COLLECTED DATA.
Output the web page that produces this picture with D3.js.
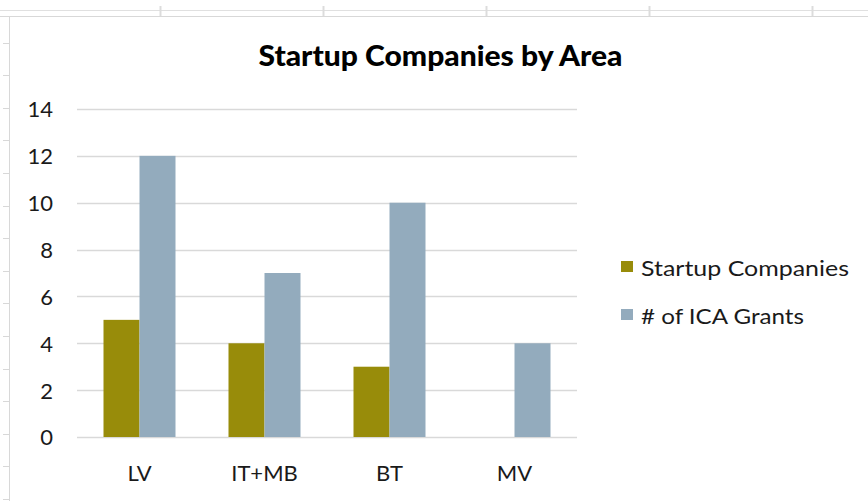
<!DOCTYPE html>
<html><head><meta charset="utf-8">
<script src="https://cdn.jsdelivr.net/npm/d3@7"></script>
<style>body{margin:0;background:#fff}svg{display:block}text{font-family:Lato,"Open Sans",sans-serif}</style>
</head><body>
<svg id="c" width="868" height="501"></svg>
<script>
const categories = ["LV", "IT+MB", "BT", "MV"];
const seriesNames = ["Startup Companies", "# of ICA Grants"];
const startupCompanies = [5, 4, 3, 0];
const icaGrants = [12, 7, 10, 4];
const yTicks = [0, 2, 4, 6, 8, 10, 12, 14];
const colors = ["#988C0A", "#93ABBD"];

const svg = d3.select("#c");

// spreadsheet background
const bg = svg.append("g");
bg.append("line").attr("x1",0).attr("x2",868).attr("y1",10.5).attr("y2",10.5).attr("stroke","#e0e0e0");
bg.append("line").attr("x1",0).attr("x2",868).attr("y1",16.5).attr("y2",16.5).attr("stroke","#d8d8d8");
bg.append("line").attr("x1",9.5).attr("x2",9.5).attr("y1",16).attr("y2",501).attr("stroke","#d8d8d8");
[160,323,486,649,812].forEach(x=>bg.append("line").attr("x1",x+0.5).attr("x2",x+0.5).attr("y1",6).attr("y2",16).attr("stroke","#dcdcdc").attr("stroke-width",2));
d3.range(42.5, 501, 32.6).forEach(y=>bg.append("line").attr("x1",3).attr("x2",9).attr("y1",Math.round(y)+0.5).attr("y2",Math.round(y)+0.5).attr("stroke","#d8d8d8"));

const x0 = d3.scaleBand().domain(categories).range([77, 577]).paddingInner(0).paddingOuter(0);
const y = d3.scaleLinear().domain([0, 14]).range([437, 109]);
const barW = 36;

// gridlines
svg.append("g").selectAll("line").data(yTicks).join("line")
  .attr("x1",77).attr("x2",577).attr("y1",d=>Math.round(y(d))+0.5).attr("y2",d=>Math.round(y(d))+0.5)
  .attr("stroke","#d9d9d9").attr("stroke-width",1.3);

// y axis labels
const yAxis = d3.axisLeft(y).tickValues(yTicks).tickSize(0).tickPadding(0);
const ya = svg.append("g").attr("transform","translate(53,0)").call(yAxis);
ya.select(".domain").remove();
ya.selectAll("text").attr("font-size",22).attr("fill","#1a1a1a").attr("font-family","Lato,sans-serif").attr("dy","0.36em");

// bars
const data = [startupCompanies, icaGrants];
data.forEach((vals, si) => {
  svg.append("g").selectAll("rect").data(categories.map((c,i)=>({c, v:vals[i]}))).join("rect")
    .attr("x", d => x0(d.c) + x0.bandwidth()/2 - barW + si*barW)
    .attr("width", barW)
    .attr("y", d => y(d.v))
    .attr("height", d => y(0) - y(d.v))
    .attr("fill", colors[si]);
});

// x axis labels
const xAxis = d3.axisBottom(x0).tickSize(0).tickPadding(0);
const xa = svg.append("g").attr("transform","translate(0,481)").call(xAxis);
xa.select(".domain").remove();
xa.selectAll("text").attr("font-size",22).attr("fill","#1a1a1a").attr("font-family","Lato,sans-serif").attr("dy","0");

// title
svg.append("text").attr("x",440.5).attr("y",66).attr("text-anchor","middle")
  .attr("font-size",28).attr("font-weight","900").attr("fill","#000")
  .attr("textLength",364).attr("lengthAdjust","spacingAndGlyphs").text("Startup Companies by Area");

// legend
const legendLen = [208, 163];
const lg = svg.append("g");
seriesNames.forEach((n,i)=>{
  const yy = 261 + i*48;
  lg.append("rect").attr("x",621).attr("y",yy).attr("width",12).attr("height",11).attr("fill",colors[i]);
  lg.append("text").attr("x",641).attr("y",yy+15).attr("font-size",22).attr("fill","#1a1a1a")
    .attr("textLength",legendLen[i]).attr("lengthAdjust","spacingAndGlyphs").text(n);
});
</script>
</body></html>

THE TASK. Without the pictures, write out the whole listing above exactly as it appears.

EXERCISE RESULT.
Output the web page that produces this picture with D3.js.
<!DOCTYPE html>
<html><head><meta charset="utf-8">
<script src="https://cdn.jsdelivr.net/npm/d3@7"></script>
<style>body{margin:0;background:#fff}svg{display:block}text{font-family:Lato,"Open Sans",sans-serif}</style>
</head><body>
<svg id="c" width="868" height="501"></svg>
<script>
const categories = ["LV", "IT+MB", "BT", "MV"];
const seriesNames = ["Startup Companies", "# of ICA Grants"];
const startupCompanies = [5, 4, 3, 0];
const icaGrants = [12, 7, 10, 4];
const yTicks = [0, 2, 4, 6, 8, 10, 12, 14];
const colors = ["#988C0A", "#93ABBD"];

const svg = d3.select("#c");

// spreadsheet background
const bg = svg.append("g");
bg.append("line").attr("x1",0).attr("x2",868).attr("y1",10.5).attr("y2",10.5).attr("stroke","#e0e0e0");
bg.append("line").attr("x1",0).attr("x2",868).attr("y1",16.5).attr("y2",16.5).attr("stroke","#d8d8d8");
bg.append("line").attr("x1",9.5).attr("x2",9.5).attr("y1",16).attr("y2",501).attr("stroke","#d8d8d8");
[160,323,486,649,812].forEach(x=>bg.append("line").attr("x1",x+0.5).attr("x2",x+0.5).attr("y1",6).attr("y2",16).attr("stroke","#dcdcdc").attr("stroke-width",2));
d3.range(42.5, 501, 32.6).forEach(y=>bg.append("line").attr("x1",3).attr("x2",9).attr("y1",Math.round(y)+0.5).attr("y2",Math.round(y)+0.5).attr("stroke","#d8d8d8"));

const x0 = d3.scaleBand().domain(categories).range([77, 577]).paddingInner(0).paddingOuter(0);
const y = d3.scaleLinear().domain([0, 14]).range([437, 109]);
const barW = 36;

// gridlines
svg.append("g").selectAll("line").data(yTicks).join("line")
  .attr("x1",77).attr("x2",577).attr("y1",d=>Math.round(y(d))+0.5).attr("y2",d=>Math.round(y(d))+0.5)
  .attr("stroke","#d9d9d9").attr("stroke-width",1.3);

// y axis labels
const yAxis = d3.axisLeft(y).tickValues(yTicks).tickSize(0).tickPadding(0);
const ya = svg.append("g").attr("transform","translate(53,0)").call(yAxis);
ya.select(".domain").remove();
ya.selectAll("text").attr("font-size",22).attr("fill","#1a1a1a").attr("font-family","Lato,sans-serif").attr("dy","0.36em");

// bars
const data = [startupCompanies, icaGrants];
data.forEach((vals, si) => {
  svg.append("g").selectAll("rect").data(categories.map((c,i)=>({c, v:vals[i]}))).join("rect")
    .attr("x", d => x0(d.c) + x0.bandwidth()/2 - barW + si*barW)
    .attr("width", barW)
    .attr("y", d => y(d.v))
    .attr("height", d => y(0) - y(d.v))
    .attr("fill", colors[si]);
});

// x axis labels
const xAxis = d3.axisBottom(x0).tickSize(0).tickPadding(0);
const xa = svg.append("g").attr("transform","translate(0,481)").call(xAxis);
xa.select(".domain").remove();
xa.selectAll("text").attr("font-size",22).attr("fill","#1a1a1a").attr("font-family","Lato,sans-serif").attr("dy","0");

// title
svg.append("text").attr("x",440.5).attr("y",66).attr("text-anchor","middle")
  .attr("font-size",28).attr("font-weight","900").attr("fill","#000")
  .attr("textLength",364).attr("lengthAdjust","spacingAndGlyphs").text("Startup Companies by Area");

// legend
const legendLen = [208, 163];
const lg = svg.append("g");
seriesNames.forEach((n,i)=>{
  const yy = 261 + i*48;
  lg.append("rect").attr("x",621).attr("y",yy).attr("width",12).attr("height",11).attr("fill",colors[i]);
  lg.append("text").attr("x",641).attr("y",yy+15).attr("font-size",22).attr("fill","#1a1a1a")
    .attr("textLength",legendLen[i]).attr("lengthAdjust","spacingAndGlyphs").text(n);
});
</script>
</body></html>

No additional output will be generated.